Somehow, I can order the invasion.  Should I not have?>>
,,,,,,,,,,,,,,,,,,,,,,,,,,,,,,,,,,,,
Phil.......I know you don't really want to make this analogy fit the assembly 
line worker in Haiti situation.  And Bob will gag me if I go on about whether 
old men should send young men to die.....where a certain number of casualties 
(that means men and women with loved ones who may disagree that they were 
expendable) are acceptable.  The answer is, if we had taken care of the 
problem at the beginning stage (like we do today in peacekeeping efforts) 

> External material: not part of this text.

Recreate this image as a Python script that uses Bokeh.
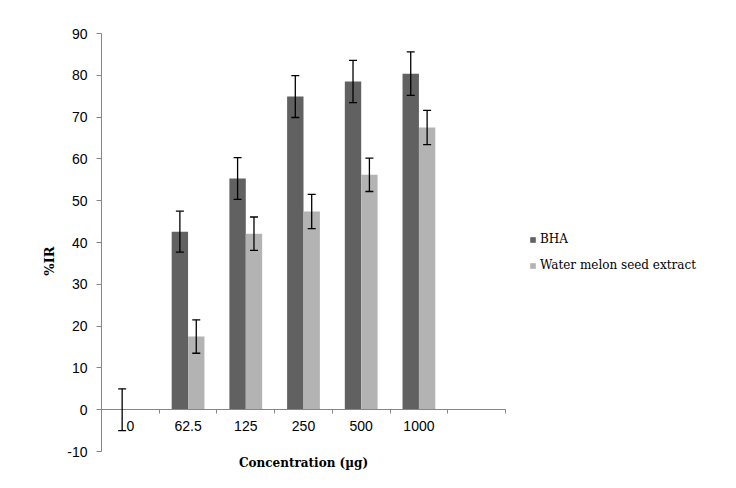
import numpy as np
from bokeh.plotting import figure
from bokeh.models import (ColumnDataSource, Whisker, TeeHead, FixedTicker, Legend,
                          LegendItem, Label)
from bokeh.transform import dodge
from bokeh.embed import file_html
from bokeh.resources import INLINE

# ---- data ----
categories = ["0", "62.5", "125", "250", "500", "1000", ""]
bha = [0.0, 42.6, 55.3, 74.9, 78.5, 80.4]
bha_err = [5.0, 4.9, 5.0, 5.0, 5.05, 5.2]
water = [0.0, 17.5, 42.1, 47.4, 56.2, 67.5]
water_err = [0.0, 4.0, 4.0, 4.1, 4.0, 4.1]
y_ticks = [-10, 0, 10, 20, 30, 40, 50, 60, 70, 80, 90]

BHA_COLOR = "#616161"
WATER_COLOR = "#b3b3b3"
AXIS_COLOR = "#868686"
SERIF = "DejaVu Serif"
SANS = "Liberation Sans"

n = len(bha)
xs = list(range(n))

src_b = ColumnDataSource(dict(x=xs, top=bha,
                              upper=[v + e for v, e in zip(bha, bha_err)],
                              lower=[v - e for v, e in zip(bha, bha_err)]))
wi = [i for i in range(n) if water_err[i] > 0]
src_w = ColumnDataSource(dict(x=xs, top=water))
src_we = ColumnDataSource(dict(x=[xs[i] for i in wi],
                               upper=[water[i] + water_err[i] for i in wi],
                               lower=[water[i] - water_err[i] for i in wi]))

# frame: left 101 .. right 736, top 33 .. bottom 488; axes bounded to the data area
px_per_cat = 404 / len(categories)
px_per_unit = 418 / (y_ticks[-1] - y_ticks[0])
x_start = -0.5
x_end = x_start + 635 / px_per_cat
y_end = y_ticks[-1]
y_start = y_ticks[0] - 37 / px_per_unit

p = figure(width=736, height=488, output_backend="svg", toolbar_location=None,
           x_range=(x_start, x_end), y_range=(y_start, y_end),
           min_border_left=101, min_border_right=0, min_border_top=33,
           min_border_bottom=0)
p.outline_line_color = None
p.grid.visible = False
p.background_fill_color = "white"

off = 0.142
bw = 0.284
r1 = p.vbar(x=dodge("x", -off), top="top", bottom=0, width=bw, source=src_b,
            fill_color=BHA_COLOR, line_color=None)
r2 = p.vbar(x=dodge("x", off), top="top", bottom=0, width=bw, source=src_w,
            fill_color=WATER_COLOR, line_color=None)

for src, o in ((src_b, -off), (src_we, off)):
    w = Whisker(source=src, base=dodge("x", o), upper="upper", lower="lower",
                level="overlay", line_color="black", line_width=1.3,
                upper_head=TeeHead(size=8, line_color="black", line_width=1.3),
                lower_head=TeeHead(size=8, line_color="black", line_width=1.3))
    p.add_layout(w)

# y axis
ya = p.yaxis[0]
ya.bounds = (y_ticks[0], y_ticks[-1])
ya.ticker = FixedTicker(ticks=y_ticks)
ya.major_label_overrides = {t: str(t) for t in y_ticks}
ya.axis_line_color = AXIS_COLOR
ya.major_tick_line_color = AXIS_COLOR
ya.major_tick_out = 5
ya.major_tick_in = 0
ya.minor_tick_line_color = None
ya.major_label_text_font = SANS
ya.major_label_text_font_size = "14px"
ya.major_label_text_color = "black"
ya.major_label_standoff = 9
ya.axis_label = "%IR"
ya.axis_label_text_font = SERIF
ya.axis_label_text_font_style = "bold"
ya.axis_label_text_font_size = "13px"
ya.axis_label_text_color = "black"
ya.axis_label_standoff = 7

# x axis at y = 0
xa = p.xaxis[0]
xa.fixed_location = 0
xa.bounds = (-0.5, len(categories) - 0.5)
xa.ticker = FixedTicker(ticks=list(range(len(categories))),
                        minor_ticks=[i + 0.5 for i in range(len(categories))])
xa.major_label_overrides = {i: c for i, c in enumerate(categories)}
xa.axis_line_color = AXIS_COLOR
xa.major_tick_line_color = None
xa.major_tick_out = 4
xa.minor_tick_line_color = AXIS_COLOR
xa.minor_tick_out = 4
xa.minor_tick_in = 0
xa.major_label_text_font = SANS
xa.major_label_text_font_size = "14px"
xa.major_label_text_color = "black"
xa.major_label_standoff = 7

p.add_layout(Label(x=(len(categories) - 1) / 2, y=y_ticks[0], y_offset=-11,
                   text="Concentration (µg)", text_align="center",
                   text_baseline="middle", text_font=SERIF, text_font_style="bold",
                   text_font_size="12px", text_color="black"))

legend = Legend(items=[LegendItem(label="BHA", renderers=[r1]),
                       LegendItem(label="Water melon seed extract", renderers=[r2])],
                location=(428, 213), orientation="vertical",
                glyph_width=7, glyph_height=7, label_height=20, spacing=6,
                label_standoff=4, padding=0, margin=0,
                border_line_color=None, background_fill_alpha=0,
                label_text_font=SERIF, label_text_font_size="12px",
                label_text_color="black")
p.add_layout(legend)

open("out.html", "w").write(file_html(p, INLINE))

then World Wars wouldn't have taken our young men away from us.  You know, I 
met an old retired general at the Oloffson in Prt-au-Prince one time, and he 
told me of the hell that was his life now.  He had been in the pentagon 
during the Vietnam war, sitting around a table and deciding with other 
generals how many we could lose that day......and the next day and the day 
after that.  He is a broken man now, living with the guilt of what he did.  
Let's not go there.

If I thought that manufacturing companies cared about improving their working 
conditions, including decent pay, decent hours, breaks, sanitary bathrooms 
and places to clean up, along with safety measures to keep workers from 
getting hurt or killed, I would say let's go!  But I have little faith in 
companies who abandon US cities to come to third world countries with the 
idea of paying employees next to nothing, and working people into the ground, 
literally.  If you tell them they must improve conditions and pay, they go 
elsewhere.  Me?  I say, "Don't let the door hit you on your way out!" 

Haiti is weary of being used and abused by foreigners and their own 
elite.....decent treatment or go somewhere else.  I know it is harsh, but 
right is right.  And Haiti deserves better.